====== SUPPLIED DATA ======

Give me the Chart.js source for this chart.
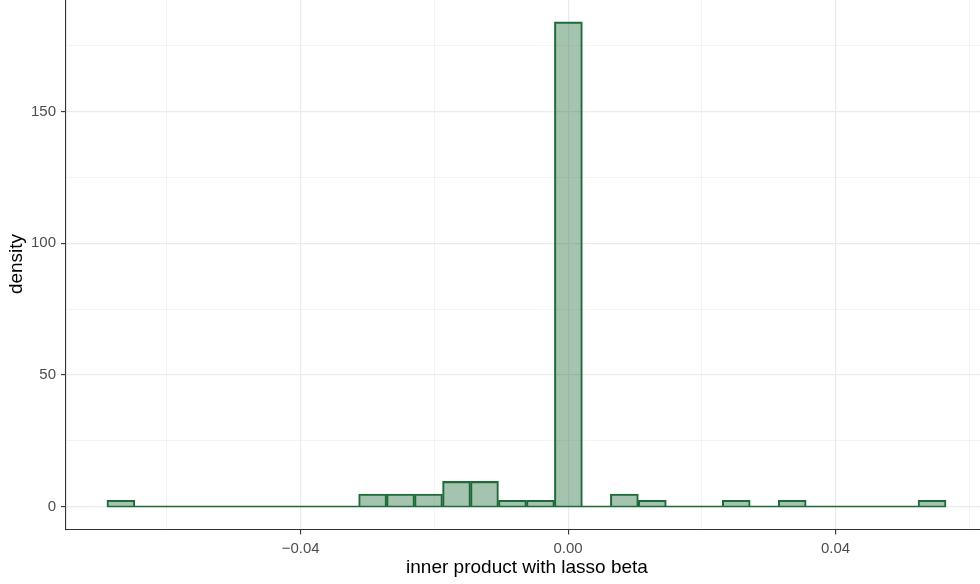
<!DOCTYPE html>
<html>
<head>
<meta charset="utf-8">
<script src="https://cdn.jsdelivr.net/npm/chart.js@4"></script>
<style>
  html, body { margin: 0; padding: 0; background: #ffffff; }
  #wrap { position: relative; width: 980px; height: 584px; overflow: hidden; background: #ffffff; }
  #c { position: absolute; left: 0; top: -16px; }
</style>
</head>
<body>
<div id="wrap"><canvas id="c" width="990" height="600"></canvas></div>
<script>
// ---- data ----
const binWidth = 0.004183;
const binCenters = [
  -0.06689, -0.06271, -0.05852, -0.05434, -0.05016, -0.04597, -0.04179, -0.03761, -0.03342, -0.02924,
  -0.02506, -0.02088, -0.01669, -0.01251, -0.00833, -0.00414, 0.00004, 0.00422, 0.00841, 0.01259,
  0.01677, 0.02096, 0.02514, 0.02932, 0.03351, 0.03769, 0.04187, 0.04606, 0.05024, 0.05443
];
const density = [
  2.39, 0, 0, 0, 0, 0, 0, 0, 0, 4.78,
  4.78, 4.78, 9.56, 9.56, 2.39, 2.39, 184.1, 0, 4.78, 2.39,
  0, 0, 2.39, 0, 2.39, 0, 0, 0, 0, 2.39
];
const xTicks = [-0.06, -0.04, -0.02, 0, 0.02, 0.04, 0.06];
const xTickLabels = ['', '\u22120.04', '', '0.00', '', '0.04', ''];
const yTicks = [0, 25, 50, 75, 100, 125, 150, 175];
const yTickLabels = ['0', '', '50', '', '100', '', '150', ''];
const xLimits = [-0.0751, 0.0628];
const yLimits = [-8.9, 193.2];
const xTitle = 'inner product with lasso beta';
const yTitle = 'density';

// ---- build ----
const barData = binCenters.map((c, i) => ({ x: c, y: density[i] }));
const lo = binCenters[0] - binWidth / 2;
const hi = binCenters[binCenters.length - 1] + binWidth / 2;
const baseData = [{ x: lo, y: 0 }, { x: hi, y: 0 }];

const GREEN = '#1e6b3a';
const FILL = 'rgba(30,107,58,0.4)';
const FONT = "'Liberation Sans', Arial, Helvetica, sans-serif";

function isMajor(labels, ctx) {
  const i = ctx.index;
  return labels[i] !== undefined && labels[i] !== '';
}

new Chart(document.getElementById('c'), {
  type: 'bar',
  data: {
    datasets: [
      {
        type: 'line',
        data: baseData,
        borderColor: GREEN,
        borderWidth: 1.6,
        pointRadius: 0,
        fill: false,
        order: 0
      },
      {
        type: 'bar',
        data: barData,
        backgroundColor: FILL,
        borderColor: GREEN,
        borderWidth: 1.4,
        borderSkipped: 'start',
        barPercentage: 1,
        categoryPercentage: 1,
        order: 1
      }
    ]
  },
  options: {
    responsive: false,
    animation: false,
    devicePixelRatio: 1,
    layout: { padding: { left: 0, right: 2, top: 0, bottom: 0 } },
    plugins: { legend: { display: false }, tooltip: { enabled: false } },
    scales: {
      x: {
        type: 'linear',
        min: xLimits[0],
        max: xLimits[1],
        offset: false,
        afterBuildTicks: (s) => { s.ticks = xTicks.map(v => ({ value: v })); },
        afterFit: (s) => { s.height = 54; },
        grid: {
          offset: false,
          color: '#ebebeb',
          lineWidth: (ctx) => isMajor(xTickLabels, ctx) ? 1.2 : 0.6,
          tickLength: 4.5,
          tickColor: (ctx) => isMajor(xTickLabels, ctx) ? '#333333' : 'rgba(0,0,0,0)',
          tickWidth: 1.1
        },
        border: { display: true, color: '#333333', width: 1.1 },
        ticks: {
          autoSkip: false,
          maxRotation: 0,
          padding: 5,
          color: '#4d4d4d',
          font: { family: FONT, size: 15 },
          callback: (v, i) => xTickLabels[i]
        },
        title: {
          display: true,
          text: xTitle,
          color: '#000000',
          font: { family: FONT, size: 19 },
          padding: { top: 0, bottom: 5 }
        }
      },
      y: {
        type: 'linear',
        min: yLimits[0],
        max: yLimits[1],
        afterBuildTicks: (s) => { s.ticks = yTicks.map(v => ({ value: v })); },
        afterFit: (s) => { s.width = 66; },
        grid: {
          color: '#ebebeb',
          lineWidth: (ctx) => isMajor(yTickLabels, ctx) ? 1.2 : 0.6,
          tickLength: 5,
          tickColor: (ctx) => isMajor(yTickLabels, ctx) ? '#333333' : 'rgba(0,0,0,0)',
          tickWidth: 1.1
        },
        border: { display: true, color: '#333333', width: 1.1 },
        ticks: {
          autoSkip: false,
          padding: 5,
          color: '#4d4d4d',
          font: { family: FONT, size: 15 },
          callback: (v, i) => yTickLabels[i]
        },
        title: {
          display: true,
          text: yTitle,
          color: '#000000',
          font: { family: FONT, size: 19 },
          padding: { top: 5, bottom: 0 }
        }
      }
    }
  }
});
</script>
</body>
</html>
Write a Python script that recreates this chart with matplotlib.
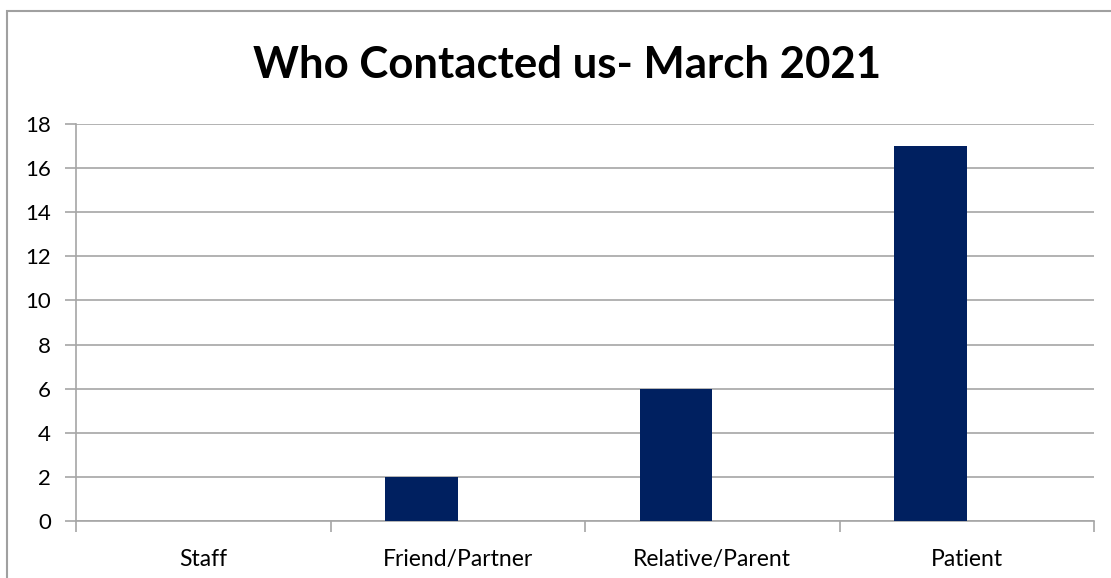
import matplotlib
matplotlib.use("Agg")
import matplotlib.pyplot as plt
from matplotlib.patches import Rectangle

categories = ["Staff", "Friend/Partner", "Relative/Parent", "Patient"]
counts = [0, 2, 6, 17]
y_ticks = [0, 2, 4, 6, 8, 10, 12, 14, 16, 18]

W, H = 1111, 578
plt.rcParams["font.family"] = ["Lato", "DejaVu Sans"]

fig = plt.figure(figsize=(W / 100, H / 100), dpi=100)
fig.patches.append(Rectangle((7 / W, -0.1), 1.2, 1 - 11 / H + 0.1, transform=fig.transFigure,
                             fill=False, edgecolor="#a0a0a0", linewidth=1.5))

ax = fig.add_axes([76 / W, 1 - 521 / H, (1094 - 76) / W, (521 - 124) / H])
x = list(range(len(categories)))
bar_w = 0.285
ax.bar([i - bar_w / 2 for i in x], counts, width=bar_w, color="#002060", zorder=3)

ax.set_xlim(-0.5, len(categories) - 0.5)
ax.set_ylim(0, 18)
ax.set_yticks(y_ticks)
ax.set_yticklabels([str(v) for v in y_ticks], fontsize=16)
ax.grid(axis="y", color="#a6a6a6", linewidth=1.2, zorder=0)
ax.tick_params(axis="y", length=8, color="#a6a6a6", width=1.2, pad=10)

ax.set_xticks(x)
ax.set_xticklabels(categories, fontsize=16.5)
ax.tick_params(axis="x", length=0, pad=20)
ax.set_xticks([i + 0.5 for i in range(-1, len(categories))], minor=True)
ax.tick_params(axis="x", which="minor", length=8, color="#a6a6a6", width=1.2)

for s in ["top", "right"]:
    ax.spines[s].set_visible(False)
ax.spines["left"].set_color("#a6a6a6")
ax.spines["bottom"].set_color("#a6a6a6")
ax.spines["left"].set_linewidth(1.2)
ax.spines["bottom"].set_linewidth(1.2)

fig.text(567 / W, 1 - 65 / H, "Who Contacted us- March 2021", ha="center", va="center",
         fontsize=31.5, fontweight="bold")

fig.savefig("out.png", dpi=100)
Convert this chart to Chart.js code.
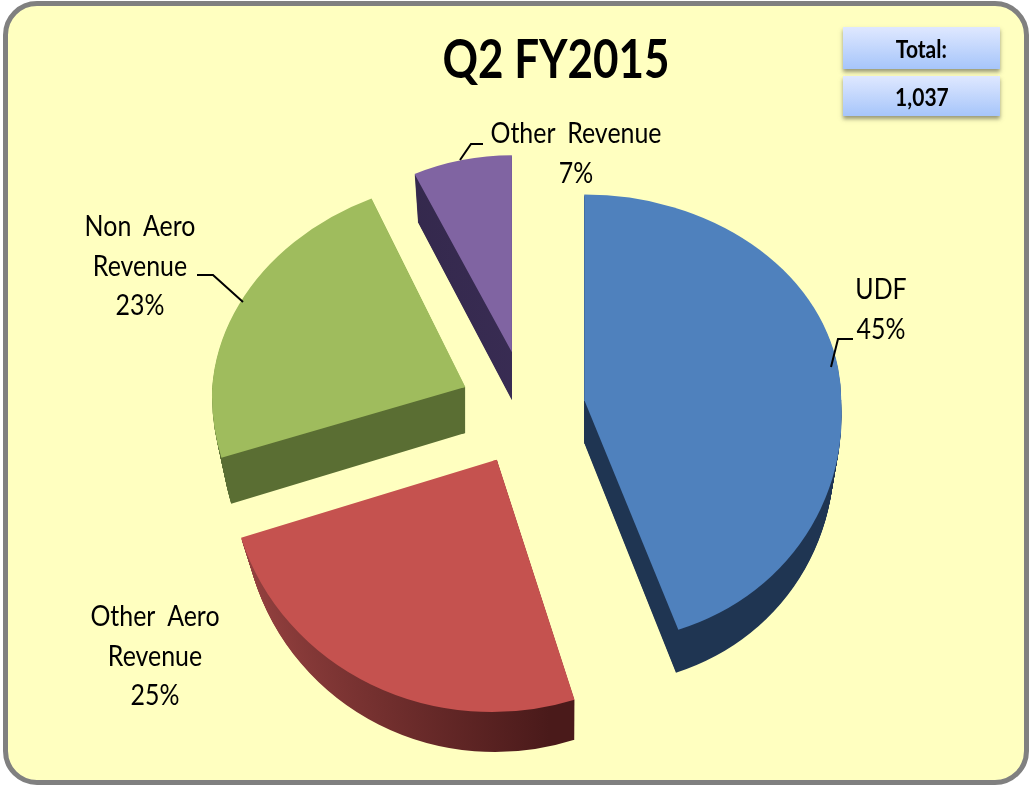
<!DOCTYPE html>
<html>
<head>
<meta charset="utf-8">
<title>Q2 FY2015</title>
<script src="https://cdn.jsdelivr.net/npm/chart.js@4"></script>
<style>
  html, body { margin: 0; padding: 0; background: #fff; }
  #wrap { position: relative; width: 1029px; height: 785px; overflow: hidden; font-family: Lato, sans-serif; color: #000; }
  #frame { position: absolute; left: 3px; top: 1px; width: 1016px; height: 774px; border: 5px solid #808080; border-radius: 34px; background: #ffffc0; }
  #pie { position: absolute; left: 0; top: 0; }
  #title { position: absolute; left: 356px; width: 400px; top: 24px; text-align: center; font-size: 53px; font-weight: 700; transform: scaleX(.83); line-height: 68px; }
  .box { position: absolute; left: 843px; width: 157px; text-align: center; font-weight: 700; font-size: 25px;
         background: linear-gradient(#dfe8ff, #a6c5fa); box-shadow: 0 3px 4px rgba(70, 70, 60, .55); }
  .box span { display: inline-block; transform: scaleX(.84); }
  #box1 { top: 27px; height: 42px; line-height: 42px; }
  #box2 { top: 76px; height: 40px; line-height: 40px; }
</style>
</head>
<body>
<div id="wrap">
  <div id="frame"></div>
  <canvas id="pie" width="1029" height="785"></canvas>
  <div id="title">Q2 FY2015</div>
  <div class="box" id="box1"><span>Total:</span></div>
  <div class="box" id="box2"><span>1,037</span></div>
</div>
<script>
const categories = ['UDF', 'Other Aero Revenue', 'Non Aero Revenue', 'Other Revenue'];
const shares = [45, 25, 23, 7];
const labelLines = [['UDF'], ['Other Aero', 'Revenue'], ['Non Aero', 'Revenue'], ['Other Revenue']];

const topColors = ['#4f81bd', '#c5524f', '#9fbc5d', '#8064a2'];
const wallColors = [['#1f3552', '#1f3552'], ['#a04745', '#4a1a1a'], ['#5a6e33', '#5a6e33'], ['#2e2444', '#3a2d55']];

// how far each slice is pulled out, and how it is flattened
// [x, above centre, below centre, shear above, shear below]
const explodeX = [60, 62, 65, 60];
const explodeY = [51, 58, 53, 57];
const sliceShape = [
  [1, .8, .94, 0, .06],
  [1.04, .982, .982, 0, -.02],
  [.985, .81, .89, -.06, -.04],
  [.89, .767, .767, 0, 0],
];
const wallDepth = [43, 40, 46, 48];
const wallLean = [-.03, -.04, -.04, -.03];
const wallShift = [0, 3, 0, 0];

const labelSpots = [[881, 290], [155, 617], [140, 227], [576, 134]];
const leaders = [
  [[853, 339], [838, 339], [831, 367]],
  [],
  [[197, 275], [213, 275], [243, 302]],
  [[483, 144], [471, 144], [460, 160]],
];

const drawSlice = (ctx, arc, i, drop) => {
  const mid = (arc.startAngle + arc.endAngle) / 2;
  const frac = drop / wallDepth[i];
  const ax = arc.x + Math.cos(mid) * explodeX[i] + wallShift[i] * frac;
  const ay = arc.y + Math.sin(mid) * explodeY[i] + drop;
  const [sx, up, down, shearUp, shearDown] = sliceShape[i];
  const split = Math.round(ay);

  [[0, split + 1, up, shearUp], [split, 785, down, shearDown]].forEach(([y0, y1, sy, shear]) => {
    ctx.save();
    ctx.beginPath();
    ctx.rect(0, y0, 1029, y1 - y0);
    ctx.clip();
    ctx.transform(sx + wallLean[i] * frac, 0, shear, sy, ax, ay);
    ctx.translate(-arc.x, -arc.y);
    arc.draw(ctx);
    ctx.restore();
  });
};

const pie3d = {
  id: 'pie3d',
  beforeDatasetsDraw(chart) {
    const ctx = chart.ctx;
    const arcs = chart.getDatasetMeta(0).data;

    arcs.forEach((arc, i) => {
      const plain = arc.options;
      const wall = ctx.createLinearGradient(230, 0, 580, 0);
      wall.addColorStop(0, wallColors[i][0]);
      wall.addColorStop(1, wallColors[i][1]);
      arc.options = Object.assign({}, plain, { backgroundColor: wall });
      for (let d = wallDepth[i]; d > 0; d--) {
        drawSlice(ctx, arc, i, d);
      }
      arc.options = plain;
      drawSlice(ctx, arc, i, 0);
    });
    return false;
  },
  afterDraw(chart) {
    const ctx = chart.ctx;
    ctx.save();
    ctx.strokeStyle = '#000';
    ctx.lineWidth = 2;
    leaders.forEach((line) => {
      if (!line.length) return;
      ctx.beginPath();
      line.forEach(([x, y], k) => (k ? ctx.lineTo(x, y) : ctx.moveTo(x, y)));
      ctx.stroke();
    });

    ctx.fillStyle = '#000';
    ctx.font = '28px Lato';
    ctx.wordSpacing = '6px';
    ctx.textAlign = 'center';
    ctx.textBaseline = 'middle';
    labelLines.forEach((lines, i) => {
      const rows = lines.concat(shares[i] + '%');
      rows.forEach((row, k) => {
        ctx.save();
        ctx.translate(labelSpots[i][0], labelSpots[i][1] + k * 39.7);
        ctx.scale(.89, 1);
        ctx.fillText(row, 0, 0);
        ctx.restore();
      });
    });
    ctx.restore();
  },
};

new Chart(document.getElementById('pie'), {
  type: 'pie',
  plugins: [pie3d],
  data: {
    labels: categories,
    datasets: [{
      data: shares,
      backgroundColor: topColors,
      borderWidth: 0,
    }],
  },
  options: {
    responsive: false,
    animation: false,
    radius: 257,
    layout: { padding: { left: 21, top: 31 } },
    plugins: {
      legend: { display: false },
      tooltip: { enabled: false },
    },
  },
});
</script>
</body>
</html>
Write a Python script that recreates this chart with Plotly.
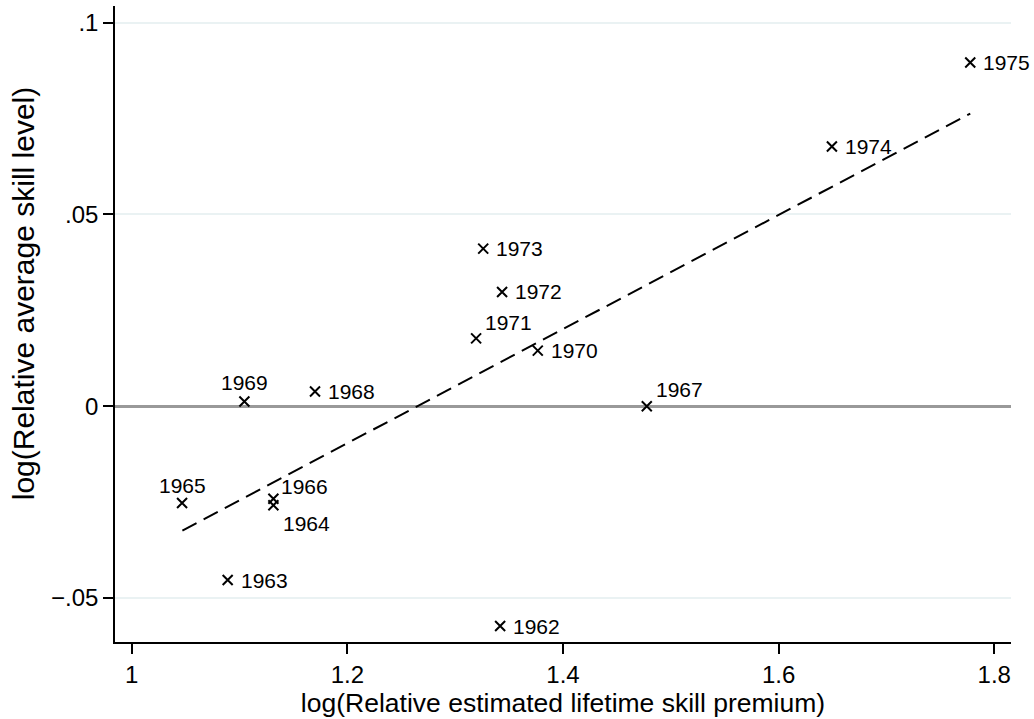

======

* INSTRUCTION *
Without any pictures, set down the lines from the one holding "Write a Python script that recreates this chart with matplotlib." through the one holding "y_ticks = [0, 2, 4, 6, 8, 10, 12, 14, 16, 18]".

* CORRECT RESULT *
Write a Python script that recreates this chart with matplotlib.
import matplotlib
matplotlib.use("Agg")
import matplotlib.pyplot as plt
from matplotlib.patches import Rectangle

categories = ["Staff", "Friend/Partner", "Relative/Parent", "Patient"]
counts = [0, 2, 6, 17]
y_ticks = [0, 2, 4, 6, 8, 10, 12, 14, 16, 18]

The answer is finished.